Thursday morning a front rushed through, blowing and raining, followed by a gradually calming, slightly chilly breeze and sunshine. I had been hoping this would happen and was prepared, and we set off in the late afternoon, going west for motor through the traffic lanes and amid large numbers of other motor and sailing boats released from captivity, then north for sail, the short distance to an anchorage in a bay at Björkö. (57 44.7 / 011 41.8), amongst nine other boats of various nationalities.
While in Långedrag, I had struggled with repairing the anchor roller system which had shed a roller and its bolt, and had come to a temporary solution, and was therefore anxious to see if it worked. Well enough it transpired. Relief! Good enough for the rest of the season. (Needs welding, equipment not carried on board).

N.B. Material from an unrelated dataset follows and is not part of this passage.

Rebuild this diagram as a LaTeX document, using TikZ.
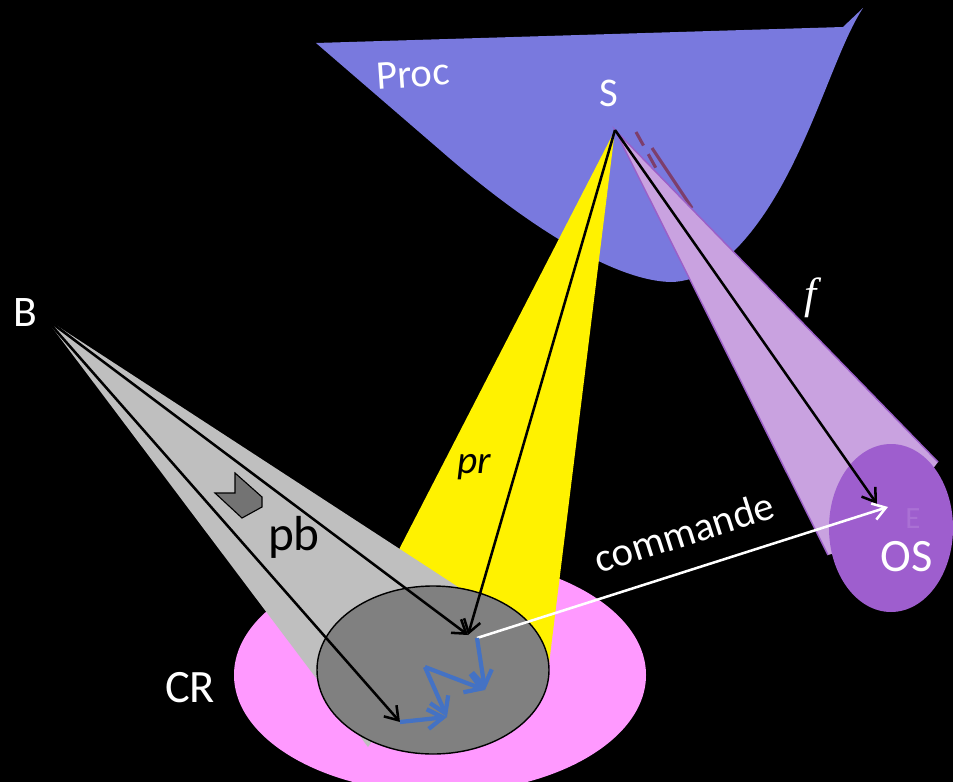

Friday morning dawned sunny, misty and dewy, 11 degrees chilly, and absolutely flat calm. Morning dip in 16,5 C, including a quick attempted inspection of the prop and keel, frustrated by the rather murky water. Waited a bit after breakfast in the hope of wind, but when it came, it was less than 5 knots, so it was motoring again, with a little help from the sails towards the end, to Skärhamn (57 59.3 / 011 32.8), where we were met, unexpectedly, by a red-shirted harbour-hostess in a rubber dingy and directed to a berth where another red-shirted harbour-hostess waved us welcome and helped Josin tie up. What a fantastic service! There are very few, if any, other harbours with the same that I know of. Well worth the fee!
Almost within rope-throwing distance was the “Best ice cream parlour on the Coast”, second pic above, so I had to try. Third pic above is of one third of the counters of every variety of ice cream and sorbet you can imagine. Long queue partly because of difficult decision-making by the customers. Excellent sorbet, in a cone, sort of choclatey, nutty flavour, rather drippy in the sunshine.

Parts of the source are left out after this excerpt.